Stable Isotope Probing (SIP)-Enabled Metagenomics of Active Microbial Degraders in Response to Priming Under Biochar Amended Soils.

The use of biochar amendment to soil has the potential to increase soil organic carbon (SOC) and reduce greenhouse gas emissions. Microorganisms can utilize the labile components of fresh plant litter to enhance the degradation of the more recalcitrant soil organic matter fraction. However, changes in the composition and/or function of microbial populations, specifically those involved in the early decomposition of fresh organic matter (FOM), are not well understood. As the limiting steps in organic matter decomposition, microbial community responses can also be linked to changes in C and N related extracellular enzyme activities. In this study we aim to identify the active microbial populations derived from agricultural soil under Napier cultivation that are involved in FOM metabolism and their response to biochar amendment.
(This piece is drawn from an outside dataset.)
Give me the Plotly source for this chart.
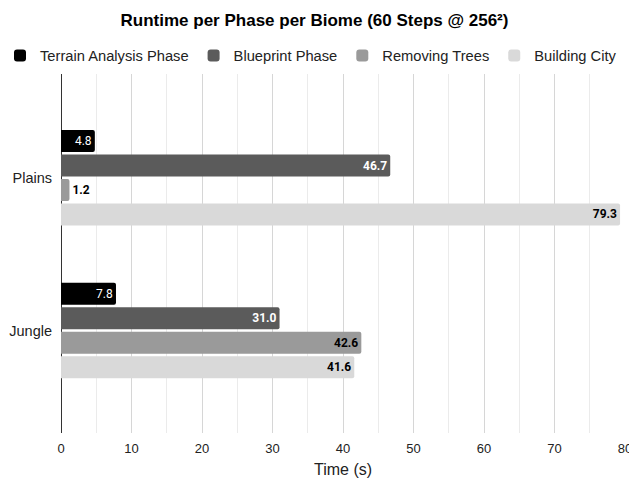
import plotly.graph_objects as go

biomes = ["Plains", "Jungle"]
series_names = ["Terrain Analysis Phase", "Blueprint Phase", "Removing Trees", "Building City"]
terrain = [4.8, 7.8]
blueprint = [46.7, 31.0]
removing = [1.2, 42.6]
building = [79.3, 41.6]
x_ticks = [0, 10, 20, 30, 40, 50, 60, 70, 80]

colors = ["#000000", "#5b5b5b", "#9a9a9a", "#d9d9d9"]
label_colors = ["#ffffff", "#ffffff", "#000000", "#000000"]
label_bold = [False, True, True, True]

fig = go.Figure()
for name, vals, col, lc, bold in zip(series_names, [terrain, blueprint, removing, building],
                                     colors, label_colors, label_bold):
    tmpl = "<b>%{x:.1f}</b>" if bold else "%{x:.1f}"
    fig.add_trace(go.Bar(
        y=biomes, x=vals, name=name, orientation="h",
        marker=dict(color=col, line=dict(width=0)),
        texttemplate=tmpl, textposition="auto",
        insidetextanchor="end",
        textfont=dict(family="Roboto", size=12, color=lc),
        insidetextfont=dict(family="Roboto", size=12, color=lc),
        outsidetextfont=dict(family="Roboto", size=12, color="#000000"),
        cliponaxis=False,
    ))

fig.update_layout(
    width=629, height=483,
    margin=dict(l=61, r=4, t=74, b=50, autoexpand=False),
    paper_bgcolor="white", plot_bgcolor="white",
    barmode="group", bargap=0.36, bargroupgap=0.1, barcornerradius=2,
    font=dict(family="Liberation Sans, Arial", size=13, color="#222222"),
    title=dict(text="<b>Runtime per Phase per Biome (60 Steps @ 256²)</b>",
               x=0.5, xref="container", xanchor="center",
               y=1 - 20 / 483, yref="container", yanchor="middle",
               font=dict(family="Liberation Sans, Arial", size=17, color="#000000")),
    legend=dict(orientation="h", xref="paper", x=-61 / 564, xanchor="left",
                yref="paper", y=1 + (74 - 56) / 359, yanchor="middle",
                font=dict(family="Liberation Sans, Arial", size=14.7, color="#222222"),
                traceorder="normal"),
)
fig.update_xaxes(
    range=[0, 80], tickvals=x_ticks, ticktext=[str(v) for v in x_ticks],
    automargin=False, ticklabeloverflow="allow",
    showgrid=True, gridcolor="#d6d6d6", gridwidth=1,
    minor=dict(dtick=5, showgrid=True, gridcolor="#ebebeb", gridwidth=1),
    zeroline=True, zerolinecolor="#333333", zerolinewidth=1,
    showline=False, ticks="", ticklabelstandoff=6,
    tickfont=dict(family="Liberation Sans, Arial", size=13, color="#222222"),
    title=dict(text="Time (s)", font=dict(family="Liberation Sans, Arial", size=16, color="#222222"),
               standoff=8),
)
fig.update_yaxes(
    range=[1.671, -0.679], automargin=False,
    showgrid=False, zeroline=False, showline=False, ticks="",
    tickfont=dict(family="Liberation Sans, Arial", size=14.5, color="#222222"),
    ticklabelstandoff=8,
)

fig.write_html("out.html", config={"displayModeBar": False},
               post_script="document.body.style.margin='0px';")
To accomplish this, ground 13C labeled Napier (Pennisetum purpureum schum) was amended to field soils (oxisols) under two-year field biochar and no biochar treatments and incubated for 14 d. During the experiment, 13CO2 fluxes were monitored to assess respiration of the labeled substrate, bacterial abundance monitored using qPCR of both 12C and 13C labeled DNA and enzyme activities determined through sacrificial replicates. Using these data, three time points were further analyzed using shotgun metagenomics of the SIP-derived DNA heavy and light fractions. This was performed in order to gain insight into changes in microbial functional potentials and composition of the “active” versus “total” microbial community. The combination of SIP with quantitative, metagenomic and enzymatic data offers a unique insight into the microbial ecology of FOM primary degraders that may drive priming effects.